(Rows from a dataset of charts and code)

● ● ● ●

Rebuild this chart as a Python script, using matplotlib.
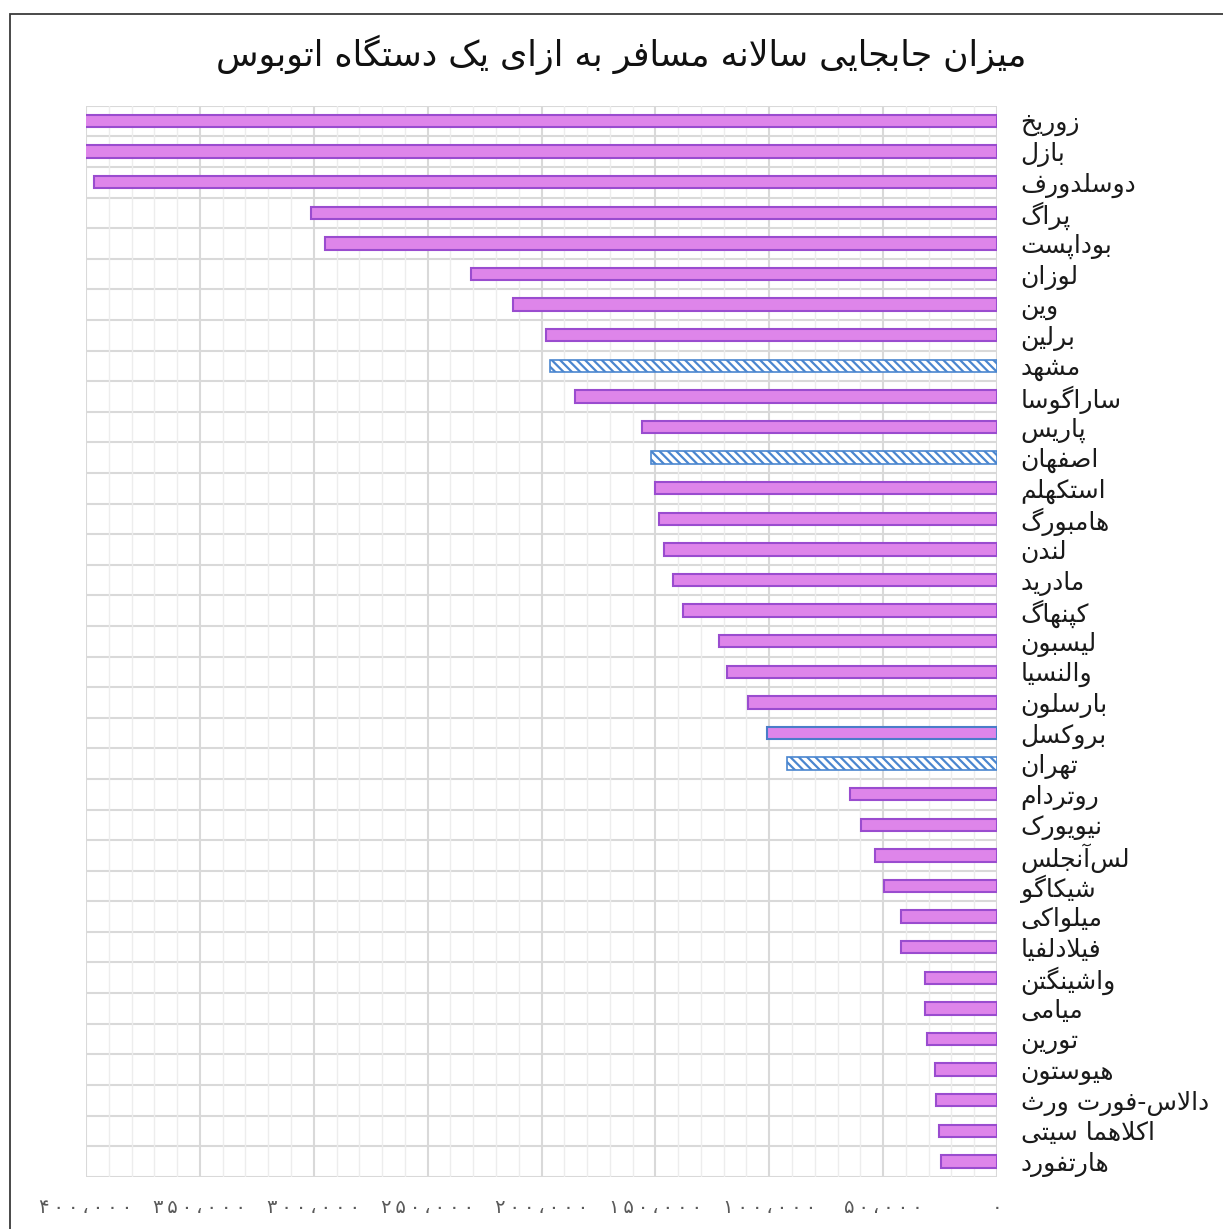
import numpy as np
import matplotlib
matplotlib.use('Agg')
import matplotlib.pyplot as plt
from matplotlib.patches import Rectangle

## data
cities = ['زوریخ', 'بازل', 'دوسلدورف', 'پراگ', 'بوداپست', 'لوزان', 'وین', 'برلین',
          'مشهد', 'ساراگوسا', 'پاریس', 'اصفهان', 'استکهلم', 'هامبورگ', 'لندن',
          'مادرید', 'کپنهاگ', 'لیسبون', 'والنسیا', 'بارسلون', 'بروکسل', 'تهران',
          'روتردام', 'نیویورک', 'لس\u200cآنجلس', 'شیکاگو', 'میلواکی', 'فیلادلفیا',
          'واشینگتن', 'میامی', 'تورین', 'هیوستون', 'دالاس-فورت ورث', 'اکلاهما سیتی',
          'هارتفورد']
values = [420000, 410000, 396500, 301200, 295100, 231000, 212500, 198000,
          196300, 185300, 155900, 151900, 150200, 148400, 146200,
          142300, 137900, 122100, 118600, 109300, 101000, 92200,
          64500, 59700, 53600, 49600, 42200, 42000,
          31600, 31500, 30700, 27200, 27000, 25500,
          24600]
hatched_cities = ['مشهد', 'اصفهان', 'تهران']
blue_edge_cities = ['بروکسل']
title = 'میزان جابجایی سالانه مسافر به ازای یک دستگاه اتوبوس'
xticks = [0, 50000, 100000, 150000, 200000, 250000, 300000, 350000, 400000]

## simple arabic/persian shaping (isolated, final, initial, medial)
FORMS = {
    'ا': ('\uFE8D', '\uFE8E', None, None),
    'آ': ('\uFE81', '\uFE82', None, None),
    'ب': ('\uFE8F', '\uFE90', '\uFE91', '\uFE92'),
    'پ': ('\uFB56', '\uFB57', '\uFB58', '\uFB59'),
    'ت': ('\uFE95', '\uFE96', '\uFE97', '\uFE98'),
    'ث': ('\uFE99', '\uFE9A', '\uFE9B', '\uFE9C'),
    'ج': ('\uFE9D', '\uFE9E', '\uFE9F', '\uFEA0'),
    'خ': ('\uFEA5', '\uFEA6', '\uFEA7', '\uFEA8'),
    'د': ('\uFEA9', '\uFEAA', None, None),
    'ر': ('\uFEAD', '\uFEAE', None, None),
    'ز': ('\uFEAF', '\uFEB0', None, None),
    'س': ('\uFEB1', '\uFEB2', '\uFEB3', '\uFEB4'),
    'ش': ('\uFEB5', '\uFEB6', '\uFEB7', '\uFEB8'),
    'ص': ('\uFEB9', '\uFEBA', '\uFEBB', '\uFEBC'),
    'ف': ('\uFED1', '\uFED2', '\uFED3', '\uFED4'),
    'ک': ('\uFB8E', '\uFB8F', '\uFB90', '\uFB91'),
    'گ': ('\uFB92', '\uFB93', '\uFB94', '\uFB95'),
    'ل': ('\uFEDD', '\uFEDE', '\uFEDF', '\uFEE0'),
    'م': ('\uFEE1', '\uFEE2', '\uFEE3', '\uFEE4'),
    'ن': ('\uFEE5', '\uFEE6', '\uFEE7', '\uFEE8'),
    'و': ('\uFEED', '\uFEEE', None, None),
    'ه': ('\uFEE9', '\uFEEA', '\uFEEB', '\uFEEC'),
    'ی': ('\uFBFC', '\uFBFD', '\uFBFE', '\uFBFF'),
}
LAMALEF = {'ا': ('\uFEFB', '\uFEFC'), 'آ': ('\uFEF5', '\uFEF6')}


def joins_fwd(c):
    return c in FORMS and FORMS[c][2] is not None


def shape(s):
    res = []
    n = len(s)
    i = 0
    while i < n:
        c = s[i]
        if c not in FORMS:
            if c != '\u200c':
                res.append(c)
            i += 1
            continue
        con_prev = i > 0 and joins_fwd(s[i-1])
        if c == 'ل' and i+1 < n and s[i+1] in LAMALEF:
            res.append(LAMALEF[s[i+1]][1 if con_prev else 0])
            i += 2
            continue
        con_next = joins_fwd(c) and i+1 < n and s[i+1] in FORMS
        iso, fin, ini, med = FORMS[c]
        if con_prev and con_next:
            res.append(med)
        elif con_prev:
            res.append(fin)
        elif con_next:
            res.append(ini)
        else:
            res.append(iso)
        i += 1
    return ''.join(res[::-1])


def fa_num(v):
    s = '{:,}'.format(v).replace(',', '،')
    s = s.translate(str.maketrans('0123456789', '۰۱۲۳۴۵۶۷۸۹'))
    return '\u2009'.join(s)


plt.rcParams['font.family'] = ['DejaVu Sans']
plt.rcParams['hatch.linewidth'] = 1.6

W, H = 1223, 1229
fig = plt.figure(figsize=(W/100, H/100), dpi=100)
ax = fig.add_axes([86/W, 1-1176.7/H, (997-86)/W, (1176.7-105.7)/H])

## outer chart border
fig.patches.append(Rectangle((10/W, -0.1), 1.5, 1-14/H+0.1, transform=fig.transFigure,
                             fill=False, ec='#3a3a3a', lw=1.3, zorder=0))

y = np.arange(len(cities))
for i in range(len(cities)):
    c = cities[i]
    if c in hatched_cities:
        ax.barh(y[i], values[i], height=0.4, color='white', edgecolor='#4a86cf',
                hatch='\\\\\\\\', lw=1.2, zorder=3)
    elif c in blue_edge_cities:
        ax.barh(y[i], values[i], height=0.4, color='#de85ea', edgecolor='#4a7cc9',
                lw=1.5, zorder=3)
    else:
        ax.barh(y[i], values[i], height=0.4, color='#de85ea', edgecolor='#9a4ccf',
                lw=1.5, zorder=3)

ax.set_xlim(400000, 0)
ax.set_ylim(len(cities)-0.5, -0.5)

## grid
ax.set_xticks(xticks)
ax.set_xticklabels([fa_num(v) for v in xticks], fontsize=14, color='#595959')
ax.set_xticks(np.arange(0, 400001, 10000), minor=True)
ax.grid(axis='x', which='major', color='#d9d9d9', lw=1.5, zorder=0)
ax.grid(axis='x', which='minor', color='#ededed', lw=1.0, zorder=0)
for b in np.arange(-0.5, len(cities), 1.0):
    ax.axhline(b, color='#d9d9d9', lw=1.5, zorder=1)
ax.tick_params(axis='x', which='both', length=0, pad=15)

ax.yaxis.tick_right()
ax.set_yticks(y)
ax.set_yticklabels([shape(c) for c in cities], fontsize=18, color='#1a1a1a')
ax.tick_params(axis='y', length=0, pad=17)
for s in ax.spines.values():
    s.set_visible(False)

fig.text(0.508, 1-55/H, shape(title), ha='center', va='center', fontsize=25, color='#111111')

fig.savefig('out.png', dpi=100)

● ● ● ●

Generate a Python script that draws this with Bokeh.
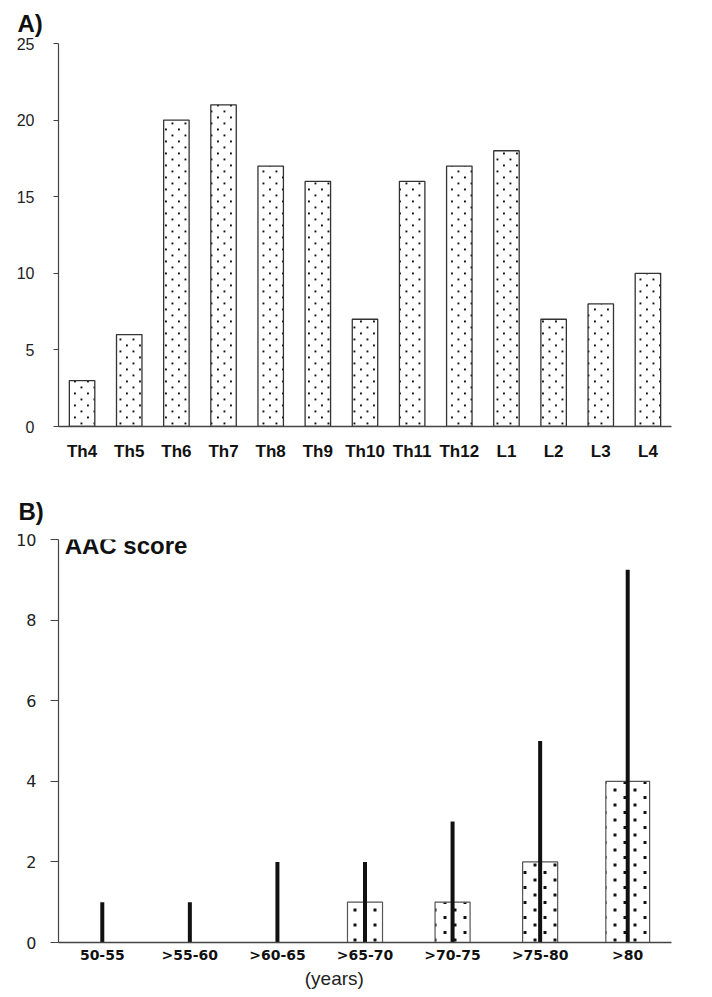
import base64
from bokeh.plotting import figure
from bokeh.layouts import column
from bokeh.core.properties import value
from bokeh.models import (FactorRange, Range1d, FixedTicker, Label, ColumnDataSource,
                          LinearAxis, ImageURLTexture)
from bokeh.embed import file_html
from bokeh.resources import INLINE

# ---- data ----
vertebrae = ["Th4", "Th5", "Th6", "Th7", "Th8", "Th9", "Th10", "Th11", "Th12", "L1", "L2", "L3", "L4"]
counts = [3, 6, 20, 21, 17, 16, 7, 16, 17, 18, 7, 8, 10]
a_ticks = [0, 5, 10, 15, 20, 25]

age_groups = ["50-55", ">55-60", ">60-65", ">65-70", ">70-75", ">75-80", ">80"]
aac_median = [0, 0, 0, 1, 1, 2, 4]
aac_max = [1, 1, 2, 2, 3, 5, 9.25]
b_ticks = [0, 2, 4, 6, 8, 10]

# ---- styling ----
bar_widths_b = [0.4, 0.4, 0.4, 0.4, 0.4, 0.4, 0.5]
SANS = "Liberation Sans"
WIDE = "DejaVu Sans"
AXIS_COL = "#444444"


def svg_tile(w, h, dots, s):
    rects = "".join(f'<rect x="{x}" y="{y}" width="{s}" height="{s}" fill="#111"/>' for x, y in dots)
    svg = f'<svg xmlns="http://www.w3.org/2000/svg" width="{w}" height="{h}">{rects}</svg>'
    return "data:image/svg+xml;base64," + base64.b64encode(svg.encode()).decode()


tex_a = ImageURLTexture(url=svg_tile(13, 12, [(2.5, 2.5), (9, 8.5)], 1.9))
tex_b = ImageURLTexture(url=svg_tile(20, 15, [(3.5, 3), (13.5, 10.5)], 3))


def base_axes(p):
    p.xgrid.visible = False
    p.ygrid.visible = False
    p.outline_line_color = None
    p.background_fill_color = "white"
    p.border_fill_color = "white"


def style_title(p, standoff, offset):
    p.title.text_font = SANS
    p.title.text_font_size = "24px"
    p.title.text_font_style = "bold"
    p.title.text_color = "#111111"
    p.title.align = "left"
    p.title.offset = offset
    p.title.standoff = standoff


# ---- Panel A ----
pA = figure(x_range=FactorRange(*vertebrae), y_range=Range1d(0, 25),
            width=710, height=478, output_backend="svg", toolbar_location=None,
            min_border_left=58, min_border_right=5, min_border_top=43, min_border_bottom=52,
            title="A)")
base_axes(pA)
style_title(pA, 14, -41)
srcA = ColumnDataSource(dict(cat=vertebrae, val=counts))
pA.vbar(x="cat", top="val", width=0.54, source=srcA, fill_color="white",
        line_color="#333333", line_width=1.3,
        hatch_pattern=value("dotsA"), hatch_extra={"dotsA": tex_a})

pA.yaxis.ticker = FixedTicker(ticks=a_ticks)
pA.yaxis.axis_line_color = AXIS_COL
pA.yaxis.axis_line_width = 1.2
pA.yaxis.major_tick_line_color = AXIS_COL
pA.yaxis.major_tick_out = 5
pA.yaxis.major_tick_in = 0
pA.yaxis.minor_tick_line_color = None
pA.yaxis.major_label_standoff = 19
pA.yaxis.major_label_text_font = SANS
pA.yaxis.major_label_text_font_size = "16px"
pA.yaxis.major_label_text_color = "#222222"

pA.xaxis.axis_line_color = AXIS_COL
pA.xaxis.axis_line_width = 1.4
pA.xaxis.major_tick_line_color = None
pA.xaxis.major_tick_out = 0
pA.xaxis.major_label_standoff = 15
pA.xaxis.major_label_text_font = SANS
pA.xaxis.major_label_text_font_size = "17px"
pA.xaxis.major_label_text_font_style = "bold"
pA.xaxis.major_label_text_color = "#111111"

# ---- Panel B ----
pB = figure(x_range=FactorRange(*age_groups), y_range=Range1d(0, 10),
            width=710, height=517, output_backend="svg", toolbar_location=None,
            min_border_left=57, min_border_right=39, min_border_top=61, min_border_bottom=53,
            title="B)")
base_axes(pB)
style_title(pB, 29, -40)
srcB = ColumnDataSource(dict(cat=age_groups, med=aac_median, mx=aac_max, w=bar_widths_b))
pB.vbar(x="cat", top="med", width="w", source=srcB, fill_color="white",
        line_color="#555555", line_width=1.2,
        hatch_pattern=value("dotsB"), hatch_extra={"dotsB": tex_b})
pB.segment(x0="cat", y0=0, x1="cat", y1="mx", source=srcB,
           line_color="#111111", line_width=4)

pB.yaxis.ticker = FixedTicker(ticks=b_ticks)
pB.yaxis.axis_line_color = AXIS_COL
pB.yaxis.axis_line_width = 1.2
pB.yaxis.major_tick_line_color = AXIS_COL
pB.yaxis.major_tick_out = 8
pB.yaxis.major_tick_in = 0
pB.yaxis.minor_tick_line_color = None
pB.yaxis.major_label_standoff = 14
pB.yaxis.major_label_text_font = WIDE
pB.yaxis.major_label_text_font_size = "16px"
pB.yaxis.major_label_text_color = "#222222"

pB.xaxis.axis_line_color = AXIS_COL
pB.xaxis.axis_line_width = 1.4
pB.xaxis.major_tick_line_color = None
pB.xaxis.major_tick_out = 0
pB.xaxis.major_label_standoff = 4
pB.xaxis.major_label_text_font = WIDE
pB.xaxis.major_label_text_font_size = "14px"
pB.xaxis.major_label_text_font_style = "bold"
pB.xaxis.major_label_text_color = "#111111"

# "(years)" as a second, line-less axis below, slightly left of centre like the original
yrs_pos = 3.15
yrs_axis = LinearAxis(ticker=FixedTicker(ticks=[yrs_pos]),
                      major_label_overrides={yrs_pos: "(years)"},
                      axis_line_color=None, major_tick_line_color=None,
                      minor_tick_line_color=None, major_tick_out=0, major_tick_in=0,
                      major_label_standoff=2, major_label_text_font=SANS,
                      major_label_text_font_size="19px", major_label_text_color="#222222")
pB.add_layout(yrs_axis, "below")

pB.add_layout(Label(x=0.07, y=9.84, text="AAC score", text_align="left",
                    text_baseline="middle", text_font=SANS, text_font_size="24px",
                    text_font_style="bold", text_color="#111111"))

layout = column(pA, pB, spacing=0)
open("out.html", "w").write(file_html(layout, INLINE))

● ● ● ●

### What to work on
Print exactly what appears from the line holding "Rebuild this chart" down to the line holding "from matplotlib.patches import Rectangle", both ends kept, leaving out the pictures.

### Reply
Rebuild this chart as a Python script, using matplotlib.
import numpy as np
import matplotlib
matplotlib.use('Agg')
import matplotlib.pyplot as plt
from matplotlib.patches import Rectangle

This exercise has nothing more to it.